## Aim of the task
Write out each line of the listing as it stands, without the images.

## Collected data

####################

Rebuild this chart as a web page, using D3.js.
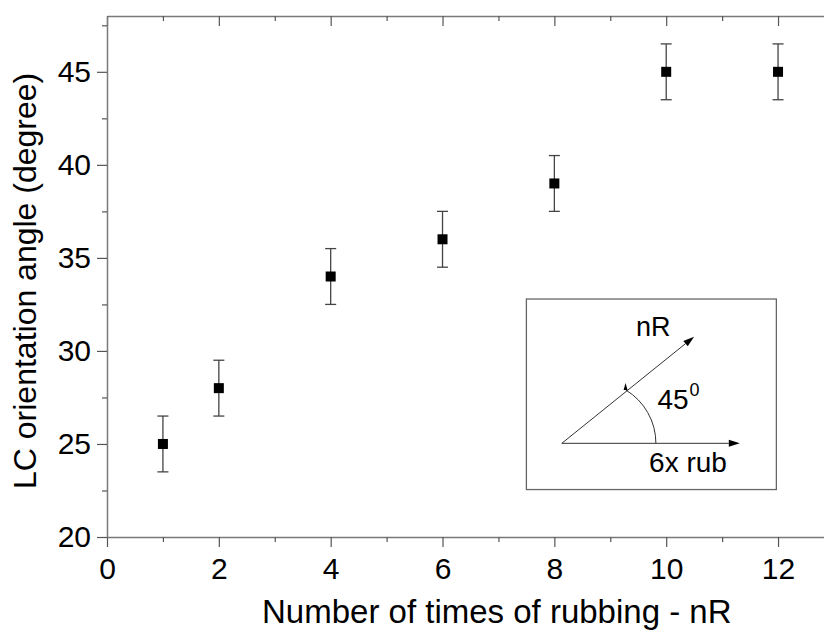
<!DOCTYPE html>
<html>
<head>
<meta charset="utf-8">
<script src="https://cdn.jsdelivr.net/npm/d3@7"></script>
<style>
  html, body { margin: 0; padding: 0; background: #fff; }
  svg { display: block; font-family: "Liberation Sans", Arial, sans-serif; }
</style>
</head>
<body>
<svg id="chart" width="824" height="633"></svg>
<script>
// ---- data ----
const rubbings = [1, 2, 4, 6, 8, 10, 12];
const angles   = [25, 28, 34, 36, 39, 45, 45];
const errors   = [1.5, 1.5, 1.5, 1.5, 1.5, 1.5, 1.5];
const xTicks = [0, 2, 4, 6, 8, 10, 12];
const xMinorTicks = [1, 3, 5, 7, 9, 11];
const yTicks = [20, 25, 30, 35, 40, 45];
const yMinorTicks = [22.5, 27.5, 32.5, 37.5, 42.5, 47.5];
const xTitle = "Number of times of rubbing - nR";
const yTitle = "LC orientation angle (degree)";

(function () {
const svg = d3.select("#chart");
const plotLeft = 107, plotTop = 16, plotBottom = 537;
const pxPerX = 55.92;
const x = d3.scaleLinear().domain([0, 13]).range([plotLeft, plotLeft + 13 * pxPerX]);
const y = d3.scaleLinear().domain([20, 48]).range([plotBottom, plotTop]);

const axisColor = "#7a7a7a", tickColor = "#555";

function styleAxis(g) {
  g.select(".domain").attr("stroke", axisColor).attr("stroke-width", 1.5);
  g.selectAll(".tick line").attr("stroke", tickColor).attr("stroke-width", 1.2);
  g.selectAll("text").attr("fill", "#000").attr("font-family", "'Liberation Sans', Arial, sans-serif");
}

// bottom axis
const gx = svg.append("g").attr("transform", `translate(0,${plotBottom})`)
  .call(d3.axisBottom(x).tickValues(xTicks).tickSize(10).tickPadding(11).tickSizeOuter(0))
  .call(styleAxis);
gx.selectAll("text").attr("font-size", 30);
svg.append("g").attr("transform", `translate(0,${plotBottom})`)
  .call(d3.axisBottom(x).tickValues(xMinorTicks).tickSize(5).tickFormat("").tickSizeOuter(0))
  .call(styleAxis).select(".domain").remove();

// top axis (inward ticks)
svg.append("g").attr("transform", `translate(0,${plotTop})`)
  .call(d3.axisBottom(x).tickValues(xTicks).tickSize(10).tickFormat("").tickSizeOuter(0))
  .call(styleAxis);
svg.append("g").attr("transform", `translate(0,${plotTop})`)
  .call(d3.axisBottom(x).tickValues(xMinorTicks).tickSize(5).tickFormat("").tickSizeOuter(0))
  .call(styleAxis).select(".domain").remove();

// left axis
const gy = svg.append("g").attr("transform", `translate(${plotLeft},0)`)
  .call(d3.axisLeft(y).tickValues(yTicks).tickSize(10).tickPadding(6).tickSizeOuter(0))
  .call(styleAxis);
gy.selectAll("text").attr("font-size", 30);
svg.append("g").attr("transform", `translate(${plotLeft},0)`)
  .call(d3.axisLeft(y).tickValues(yMinorTicks).tickSize(5).tickFormat("").tickSizeOuter(0))
  .call(styleAxis).select(".domain").remove();

// axis titles
svg.append("text")
  .attr("x", 262).attr("y", 623)
  .attr("text-anchor", "start").attr("font-size", 33).attr("fill", "#000")
  .text(xTitle);
svg.append("text")
  .attr("transform", "translate(36,489) rotate(-90)")
  .attr("text-anchor", "start").attr("font-size", 32).attr("fill", "#000")
  .text(yTitle);

// error bars + markers
const pts = rubbings.map((r, i) => ({ r, a: angles[i], e: errors[i] }));
const eg = svg.append("g").attr("stroke", "#444").attr("stroke-width", 1.3);
pts.forEach(d => {
  eg.append("line").attr("x1", x(d.r)).attr("x2", x(d.r))
    .attr("y1", y(d.a - d.e)).attr("y2", y(d.a + d.e));
  [d.a - d.e, d.a + d.e].forEach(v => {
    eg.append("line").attr("x1", x(d.r) - 5.5).attr("x2", x(d.r) + 5.5)
      .attr("y1", y(v)).attr("y2", y(v));
  });
});
svg.append("g").selectAll("rect").data(pts).join("rect")
  .attr("x", d => x(d.r) - 5).attr("y", d => y(d.a) - 5)
  .attr("width", 10).attr("height", 10).attr("fill", "#000");

// ---- inset diagram ----
const inset = svg.append("g");
const bx0 = x(7.5), bx1 = x(11.97), by0 = y(32.79), by1 = y(22.55);
inset.append("rect").attr("x", bx0).attr("y", by0)
  .attr("width", bx1 - bx0).attr("height", by1 - by0)
  .attr("fill", "none").attr("stroke", "#666").attr("stroke-width", 1.3);

const ox = bx0 + 35.4, oy = by0 + 144.3; // origin of arrows
function arrow(x1, y1, x2, y2) {
  const ang = Math.atan2(y2 - y1, x2 - x1), L = 11, W = 3.5;
  const bxp = x2 - L * Math.cos(ang), byp = y2 - L * Math.sin(ang);
  inset.append("line").attr("x1", x1).attr("y1", y1).attr("x2", bxp).attr("y2", byp)
    .attr("stroke", "#333").attr("stroke-width", 1);
  const p1 = [bxp - W * Math.sin(ang), byp + W * Math.cos(ang)];
  const p2 = [bxp + W * Math.sin(ang), byp - W * Math.cos(ang)];
  inset.append("path").attr("d", `M${x2},${y2}L${p1[0]},${p1[1]}L${p2[0]},${p2[1]}Z`).attr("fill", "#000");
}
arrow(ox, oy, ox + 178, oy);
arrow(ox, oy, ox + 132.3, oy - 106.6);

// arc
const cx = ox + 31.7, r = 62.4;
const ax = cx + r, ay = oy;
const bxA = ox + 64, byA = oy - 53.3;
inset.append("path").attr("d", `M${ax},${ay} A${r},${r} 0 0 0 ${bxA},${byA}`)
  .attr("fill", "none").attr("stroke", "#333").attr("stroke-width", 1);
inset.append("path")
  .attr("d", `M${bxA - 0.3},${byA - 7} L${bxA - 2.2},${byA} L${bxA + 1.8},${byA} Z`)
  .attr("fill", "#000");

inset.append("text").attr("x", bx0 + 109.5).attr("y", by0 + 37)
  .attr("font-size", 27).attr("fill", "#000").text("nR");
const t45 = inset.append("text").attr("x", bx0 + 131).attr("y", by0 + 110)
  .attr("font-size", 28).attr("fill", "#000");
t45.append("tspan").text("45");
t45.append("tspan").attr("font-size", 18).attr("dy", -13).attr("dx", 1).text("0");
inset.append("text").attr("x", bx0 + 122.7).attr("y", by0 + 173)
  .attr("font-size", 28).attr("fill", "#000").text("6x rub");
})();
</script>
</body>
</html>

####################

## Result for this task
Rebuild this chart as a web page, using D3.js.
<!DOCTYPE html>
<html>
<head>
<meta charset="utf-8">
<script src="https://cdn.jsdelivr.net/npm/d3@7"></script>
<style>
  html, body { margin: 0; padding: 0; background: #fff; }
  svg { display: block; font-family: "Liberation Sans", Arial, sans-serif; }
</style>
</head>
<body>
<svg id="chart" width="824" height="633"></svg>
<script>
// ---- data ----
const rubbings = [1, 2, 4, 6, 8, 10, 12];
const angles   = [25, 28, 34, 36, 39, 45, 45];
const errors   = [1.5, 1.5, 1.5, 1.5, 1.5, 1.5, 1.5];
const xTicks = [0, 2, 4, 6, 8, 10, 12];
const xMinorTicks = [1, 3, 5, 7, 9, 11];
const yTicks = [20, 25, 30, 35, 40, 45];
const yMinorTicks = [22.5, 27.5, 32.5, 37.5, 42.5, 47.5];
const xTitle = "Number of times of rubbing - nR";
const yTitle = "LC orientation angle (degree)";

(function () {
const svg = d3.select("#chart");
const plotLeft = 107, plotTop = 16, plotBottom = 537;
const pxPerX = 55.92;
const x = d3.scaleLinear().domain([0, 13]).range([plotLeft, plotLeft + 13 * pxPerX]);
const y = d3.scaleLinear().domain([20, 48]).range([plotBottom, plotTop]);

const axisColor = "#7a7a7a", tickColor = "#555";

function styleAxis(g) {
  g.select(".domain").attr("stroke", axisColor).attr("stroke-width", 1.5);
  g.selectAll(".tick line").attr("stroke", tickColor).attr("stroke-width", 1.2);
  g.selectAll("text").attr("fill", "#000").attr("font-family", "'Liberation Sans', Arial, sans-serif");
}

// bottom axis
const gx = svg.append("g").attr("transform", `translate(0,${plotBottom})`)
  .call(d3.axisBottom(x).tickValues(xTicks).tickSize(10).tickPadding(11).tickSizeOuter(0))
  .call(styleAxis);
gx.selectAll("text").attr("font-size", 30);
svg.append("g").attr("transform", `translate(0,${plotBottom})`)
  .call(d3.axisBottom(x).tickValues(xMinorTicks).tickSize(5).tickFormat("").tickSizeOuter(0))
  .call(styleAxis).select(".domain").remove();

// top axis (inward ticks)
svg.append("g").attr("transform", `translate(0,${plotTop})`)
  .call(d3.axisBottom(x).tickValues(xTicks).tickSize(10).tickFormat("").tickSizeOuter(0))
  .call(styleAxis);
svg.append("g").attr("transform", `translate(0,${plotTop})`)
  .call(d3.axisBottom(x).tickValues(xMinorTicks).tickSize(5).tickFormat("").tickSizeOuter(0))
  .call(styleAxis).select(".domain").remove();

// left axis
const gy = svg.append("g").attr("transform", `translate(${plotLeft},0)`)
  .call(d3.axisLeft(y).tickValues(yTicks).tickSize(10).tickPadding(6).tickSizeOuter(0))
  .call(styleAxis);
gy.selectAll("text").attr("font-size", 30);
svg.append("g").attr("transform", `translate(${plotLeft},0)`)
  .call(d3.axisLeft(y).tickValues(yMinorTicks).tickSize(5).tickFormat("").tickSizeOuter(0))
  .call(styleAxis).select(".domain").remove();

// axis titles
svg.append("text")
  .attr("x", 262).attr("y", 623)
  .attr("text-anchor", "start").attr("font-size", 33).attr("fill", "#000")
  .text(xTitle);
svg.append("text")
  .attr("transform", "translate(36,489) rotate(-90)")
  .attr("text-anchor", "start").attr("font-size", 32).attr("fill", "#000")
  .text(yTitle);

// error bars + markers
const pts = rubbings.map((r, i) => ({ r, a: angles[i], e: errors[i] }));
const eg = svg.append("g").attr("stroke", "#444").attr("stroke-width", 1.3);
pts.forEach(d => {
  eg.append("line").attr("x1", x(d.r)).attr("x2", x(d.r))
    .attr("y1", y(d.a - d.e)).attr("y2", y(d.a + d.e));
  [d.a - d.e, d.a + d.e].forEach(v => {
    eg.append("line").attr("x1", x(d.r) - 5.5).attr("x2", x(d.r) + 5.5)
      .attr("y1", y(v)).attr("y2", y(v));
  });
});
svg.append("g").selectAll("rect").data(pts).join("rect")
  .attr("x", d => x(d.r) - 5).attr("y", d => y(d.a) - 5)
  .attr("width", 10).attr("height", 10).attr("fill", "#000");

// ---- inset diagram ----
const inset = svg.append("g");
const bx0 = x(7.5), bx1 = x(11.97), by0 = y(32.79), by1 = y(22.55);
inset.append("rect").attr("x", bx0).attr("y", by0)
  .attr("width", bx1 - bx0).attr("height", by1 - by0)
  .attr("fill", "none").attr("stroke", "#666").attr("stroke-width", 1.3);

const ox = bx0 + 35.4, oy = by0 + 144.3; // origin of arrows
function arrow(x1, y1, x2, y2) {
  const ang = Math.atan2(y2 - y1, x2 - x1), L = 11, W = 3.5;
  const bxp = x2 - L * Math.cos(ang), byp = y2 - L * Math.sin(ang);
  inset.append("line").attr("x1", x1).attr("y1", y1).attr("x2", bxp).attr("y2", byp)
    .attr("stroke", "#333").attr("stroke-width", 1);
  const p1 = [bxp - W * Math.sin(ang), byp + W * Math.cos(ang)];
  const p2 = [bxp + W * Math.sin(ang), byp - W * Math.cos(ang)];
  inset.append("path").attr("d", `M${x2},${y2}L${p1[0]},${p1[1]}L${p2[0]},${p2[1]}Z`).attr("fill", "#000");
}
arrow(ox, oy, ox + 178, oy);
arrow(ox, oy, ox + 132.3, oy - 106.6);

// arc
const cx = ox + 31.7, r = 62.4;
const ax = cx + r, ay = oy;
const bxA = ox + 64, byA = oy - 53.3;
inset.append("path").attr("d", `M${ax},${ay} A${r},${r} 0 0 0 ${bxA},${byA}`)
  .attr("fill", "none").attr("stroke", "#333").attr("stroke-width", 1);
inset.append("path")
  .attr("d", `M${bxA - 0.3},${byA - 7} L${bxA - 2.2},${byA} L${bxA + 1.8},${byA} Z`)
  .attr("fill", "#000");

inset.append("text").attr("x", bx0 + 109.5).attr("y", by0 + 37)
  .attr("font-size", 27).attr("fill", "#000").text("nR");
const t45 = inset.append("text").attr("x", bx0 + 131).attr("y", by0 + 110)
  .attr("font-size", 28).attr("fill", "#000");
t45.append("tspan").text("45");
t45.append("tspan").attr("font-size", 18).attr("dy", -13).attr("dx", 1).text("0");
inset.append("text").attr("x", bx0 + 122.7).attr("y", by0 + 173)
  .attr("font-size", 28).attr("fill", "#000").text("6x rub");
})();
</script>
</body>
</html>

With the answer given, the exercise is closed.